_RAW RECORDS_:
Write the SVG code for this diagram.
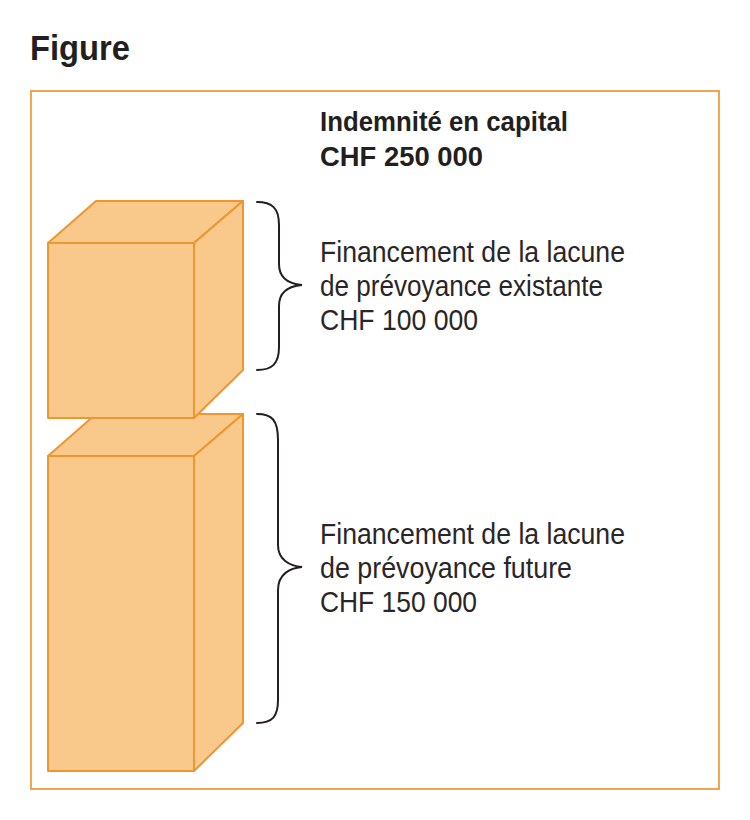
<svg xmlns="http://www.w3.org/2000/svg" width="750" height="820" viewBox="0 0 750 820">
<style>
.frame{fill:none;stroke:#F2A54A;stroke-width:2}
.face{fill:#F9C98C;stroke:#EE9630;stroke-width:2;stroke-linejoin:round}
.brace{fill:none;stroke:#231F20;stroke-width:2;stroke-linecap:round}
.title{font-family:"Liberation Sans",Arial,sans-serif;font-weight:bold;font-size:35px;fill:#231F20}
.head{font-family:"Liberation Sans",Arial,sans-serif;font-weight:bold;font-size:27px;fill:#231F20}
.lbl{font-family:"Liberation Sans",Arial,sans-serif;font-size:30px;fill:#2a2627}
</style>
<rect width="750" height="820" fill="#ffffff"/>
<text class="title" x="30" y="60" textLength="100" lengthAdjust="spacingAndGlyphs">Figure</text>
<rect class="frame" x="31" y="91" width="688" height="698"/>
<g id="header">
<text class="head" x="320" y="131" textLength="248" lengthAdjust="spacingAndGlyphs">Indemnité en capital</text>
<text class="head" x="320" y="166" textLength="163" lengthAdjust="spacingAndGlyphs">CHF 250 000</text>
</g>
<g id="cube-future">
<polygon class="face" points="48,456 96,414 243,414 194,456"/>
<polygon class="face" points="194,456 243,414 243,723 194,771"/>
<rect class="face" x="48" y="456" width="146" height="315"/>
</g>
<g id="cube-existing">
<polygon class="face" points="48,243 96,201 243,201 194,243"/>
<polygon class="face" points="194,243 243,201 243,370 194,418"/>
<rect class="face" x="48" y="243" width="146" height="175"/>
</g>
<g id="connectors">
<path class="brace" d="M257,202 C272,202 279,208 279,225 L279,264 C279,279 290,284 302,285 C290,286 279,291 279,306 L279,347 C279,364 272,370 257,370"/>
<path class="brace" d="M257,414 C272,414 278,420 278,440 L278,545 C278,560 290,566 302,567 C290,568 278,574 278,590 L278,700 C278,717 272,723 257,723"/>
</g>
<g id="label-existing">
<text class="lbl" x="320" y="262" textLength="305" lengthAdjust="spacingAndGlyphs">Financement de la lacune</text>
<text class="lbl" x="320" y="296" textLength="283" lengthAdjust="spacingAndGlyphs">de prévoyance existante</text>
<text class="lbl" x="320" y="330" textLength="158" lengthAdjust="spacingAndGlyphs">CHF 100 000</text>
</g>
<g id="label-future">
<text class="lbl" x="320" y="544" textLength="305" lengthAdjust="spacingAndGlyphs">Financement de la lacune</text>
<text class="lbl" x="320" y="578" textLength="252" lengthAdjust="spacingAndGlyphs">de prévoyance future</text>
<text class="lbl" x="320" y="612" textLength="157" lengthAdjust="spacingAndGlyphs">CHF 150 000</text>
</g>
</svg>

--

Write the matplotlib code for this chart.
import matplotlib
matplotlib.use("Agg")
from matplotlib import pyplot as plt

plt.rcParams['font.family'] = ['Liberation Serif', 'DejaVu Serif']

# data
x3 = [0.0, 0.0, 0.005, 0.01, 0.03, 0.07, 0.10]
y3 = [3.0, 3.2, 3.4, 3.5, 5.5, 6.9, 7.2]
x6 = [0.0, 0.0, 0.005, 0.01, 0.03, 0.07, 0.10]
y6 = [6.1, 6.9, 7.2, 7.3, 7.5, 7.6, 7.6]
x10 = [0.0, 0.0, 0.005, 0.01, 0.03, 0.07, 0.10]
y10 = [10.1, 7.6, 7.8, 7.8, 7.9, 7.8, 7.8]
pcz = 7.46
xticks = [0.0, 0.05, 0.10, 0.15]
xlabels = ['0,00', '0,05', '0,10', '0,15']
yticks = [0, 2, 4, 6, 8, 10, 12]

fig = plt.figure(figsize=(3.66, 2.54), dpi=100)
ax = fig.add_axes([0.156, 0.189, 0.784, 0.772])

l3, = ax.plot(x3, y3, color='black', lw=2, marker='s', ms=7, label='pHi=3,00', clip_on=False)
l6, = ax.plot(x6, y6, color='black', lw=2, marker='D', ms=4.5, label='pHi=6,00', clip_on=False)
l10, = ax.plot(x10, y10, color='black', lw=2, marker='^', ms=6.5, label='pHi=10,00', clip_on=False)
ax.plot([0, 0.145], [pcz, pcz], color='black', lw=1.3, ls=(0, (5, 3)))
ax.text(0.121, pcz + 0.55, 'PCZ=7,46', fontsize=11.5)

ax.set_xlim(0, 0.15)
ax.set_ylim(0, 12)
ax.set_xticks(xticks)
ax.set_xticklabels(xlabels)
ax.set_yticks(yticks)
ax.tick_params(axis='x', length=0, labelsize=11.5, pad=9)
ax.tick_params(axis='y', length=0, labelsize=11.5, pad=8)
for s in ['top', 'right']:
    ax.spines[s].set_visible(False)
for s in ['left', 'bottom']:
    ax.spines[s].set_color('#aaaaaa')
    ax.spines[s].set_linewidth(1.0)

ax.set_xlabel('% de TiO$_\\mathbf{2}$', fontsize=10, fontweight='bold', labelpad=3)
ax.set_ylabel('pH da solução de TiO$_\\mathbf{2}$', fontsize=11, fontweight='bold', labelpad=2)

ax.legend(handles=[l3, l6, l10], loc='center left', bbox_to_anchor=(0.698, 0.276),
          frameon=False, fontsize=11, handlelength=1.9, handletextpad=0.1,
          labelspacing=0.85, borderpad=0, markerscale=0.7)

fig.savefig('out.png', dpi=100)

* * *

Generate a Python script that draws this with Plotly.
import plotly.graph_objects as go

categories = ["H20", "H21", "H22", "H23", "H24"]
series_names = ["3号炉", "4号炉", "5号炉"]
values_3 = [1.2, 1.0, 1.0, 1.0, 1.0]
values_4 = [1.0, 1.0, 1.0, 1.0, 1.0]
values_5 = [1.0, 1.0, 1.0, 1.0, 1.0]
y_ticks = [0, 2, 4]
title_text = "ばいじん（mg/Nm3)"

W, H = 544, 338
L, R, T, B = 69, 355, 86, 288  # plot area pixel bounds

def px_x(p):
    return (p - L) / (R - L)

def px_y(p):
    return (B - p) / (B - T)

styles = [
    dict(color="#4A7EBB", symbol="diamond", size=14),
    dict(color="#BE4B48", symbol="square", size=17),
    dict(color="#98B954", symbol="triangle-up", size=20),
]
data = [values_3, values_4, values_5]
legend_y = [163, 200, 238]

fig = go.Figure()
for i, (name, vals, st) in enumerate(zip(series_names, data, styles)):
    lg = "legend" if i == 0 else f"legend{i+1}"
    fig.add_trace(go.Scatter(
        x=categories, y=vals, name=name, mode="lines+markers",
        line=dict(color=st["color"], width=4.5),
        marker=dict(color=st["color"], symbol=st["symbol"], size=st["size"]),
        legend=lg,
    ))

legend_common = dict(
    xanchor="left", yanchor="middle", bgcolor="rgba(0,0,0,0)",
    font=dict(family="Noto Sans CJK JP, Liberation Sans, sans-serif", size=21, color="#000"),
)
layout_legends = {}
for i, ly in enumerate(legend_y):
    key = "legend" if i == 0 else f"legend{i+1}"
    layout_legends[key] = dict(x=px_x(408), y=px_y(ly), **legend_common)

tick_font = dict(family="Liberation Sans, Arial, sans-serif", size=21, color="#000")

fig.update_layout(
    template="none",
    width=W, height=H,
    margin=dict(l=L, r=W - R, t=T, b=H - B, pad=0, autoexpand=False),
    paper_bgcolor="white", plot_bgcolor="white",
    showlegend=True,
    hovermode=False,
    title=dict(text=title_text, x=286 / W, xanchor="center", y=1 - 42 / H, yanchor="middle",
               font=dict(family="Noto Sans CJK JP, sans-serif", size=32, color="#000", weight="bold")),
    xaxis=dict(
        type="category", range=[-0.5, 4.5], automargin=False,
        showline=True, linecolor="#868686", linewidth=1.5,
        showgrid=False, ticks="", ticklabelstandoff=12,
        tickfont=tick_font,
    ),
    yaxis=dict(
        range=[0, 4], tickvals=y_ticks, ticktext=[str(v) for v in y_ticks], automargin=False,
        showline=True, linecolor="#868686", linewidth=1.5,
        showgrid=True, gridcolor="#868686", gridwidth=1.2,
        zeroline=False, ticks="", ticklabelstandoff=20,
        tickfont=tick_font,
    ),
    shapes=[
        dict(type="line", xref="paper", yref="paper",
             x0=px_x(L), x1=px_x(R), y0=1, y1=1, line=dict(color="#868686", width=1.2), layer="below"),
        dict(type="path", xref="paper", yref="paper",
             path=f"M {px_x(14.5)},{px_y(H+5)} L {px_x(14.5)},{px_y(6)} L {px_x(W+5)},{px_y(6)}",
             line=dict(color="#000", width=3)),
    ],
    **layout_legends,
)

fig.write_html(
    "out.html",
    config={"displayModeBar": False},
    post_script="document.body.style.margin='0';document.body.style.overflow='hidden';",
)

_THE REQUEST_: Copy out every line of the listing that includes the string "code".

_FULL ANSWER_:
Write the SVG code for this diagram.
Write the matplotlib code for this chart.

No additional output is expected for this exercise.